The January 6 response by law enforcement to attacks on our nation’s capital stood in stark contrast to the senseless, government-sanctioned acts of violence against people of color in their own homes, while running or walking in their neighborhoods, when organizing to express their voices, or when protesting peacefully. The unprecedented violent insurgence was offset, however, by the fact that the Reverend Raphael Warnock became the first Black person elected to the U.S. Senate from the state of Georgia, largely the result of strong voter registration efforts in Black communities.
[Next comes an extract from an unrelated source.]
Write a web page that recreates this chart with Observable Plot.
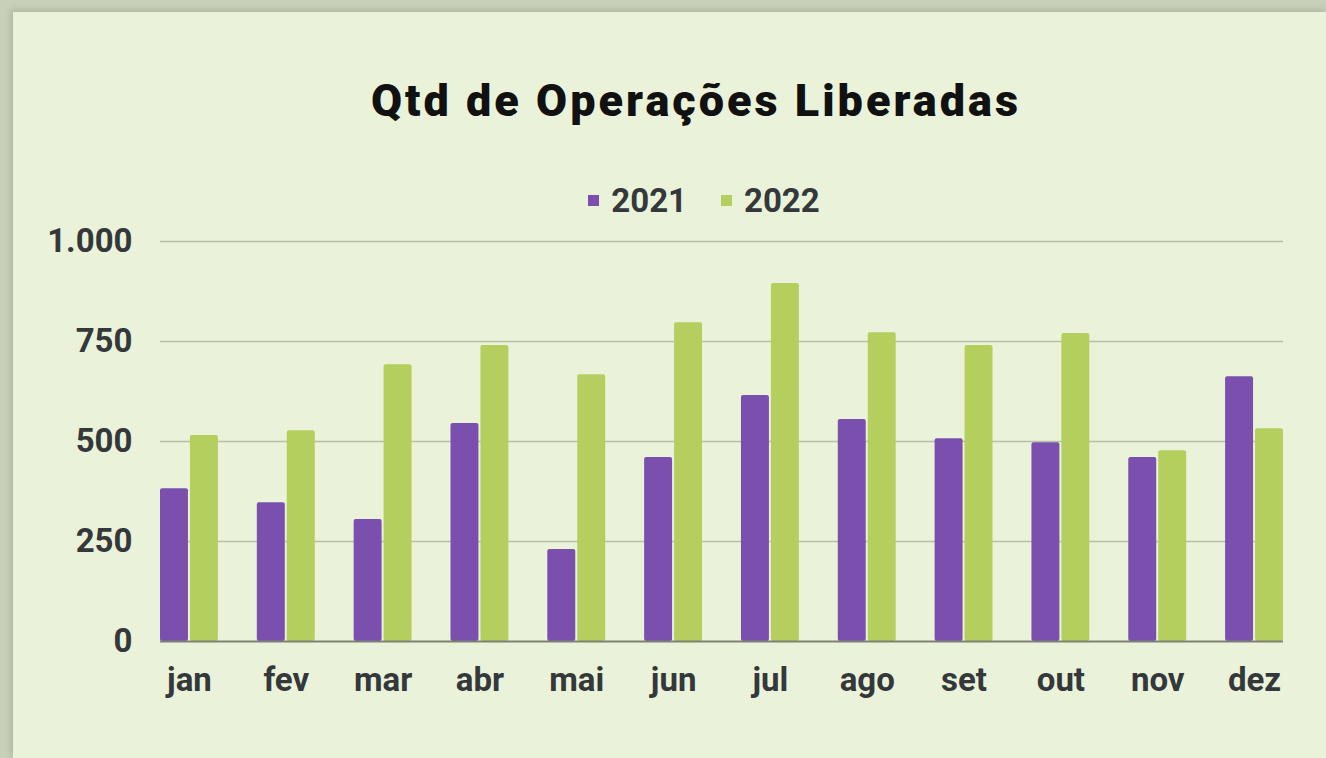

If anything is to be learned from the headlines of 2020 and early 2021, it’s that we must continue to work together to fight systemic racism in the United States and in the world. To quote Dr. King, “Injustice anywhere is a threat to justice everywhere. We are caught in an inescapable network of mutuality, tied in a single garment of destiny. Whatever affects one directly, affects all indirectly.”
Amida Care President and CEO Doug Wirth reflects, “It has never been more clear that positive change can only happen by working together peacefully and respectfully to achieve a common good.” As Dr. King said, “Change does not roll in on the wheels of inevitability, but comes through continuous struggle.” King also emphasized that “[w]e must accept finite disappointment, but never lose infinite hope.” Amida Care is proud to be part of this ongoing struggle. Each day, we recommit to our work to dismantle systemic racism and injustice in health care and beyond.
Several NYC-based events are taking place to celebrate the life and work of Dr. King, including:
The Time is Now: Forward!, the annual Queens College Martin Luther King Jr. Day commemoration, takes place on Sunday, January 17, at 3 pm. The virtual event features musical, dance, and spoken word performances as well as a panel of distinguished educators who will discuss King’s enduring legacy.
BAM’s 35th Annual Brooklyn Tribute to Martin Luther King Jr. at 11 am on Monday, is New York City’s largest public celebration of Dr. King’s legacy, a free virtual program featuring world-renowned activists, public figures, and civic leaders alongside musicians and other performers.
MLK and the Fierce Urgency of Now! will be presented by The Apollo Theater and WNYC in collaboration with the March on Washington Film Festival at 3 pm on Monday. Part of the Apollo’s Uptown Hall series, the event is co-hosted by Brian Lehrer, Jami Floyd and The Takeaway’s Tanzina Vega presenting in-depth interviews and narrative exploration with political leaders, authors, artists, and activists.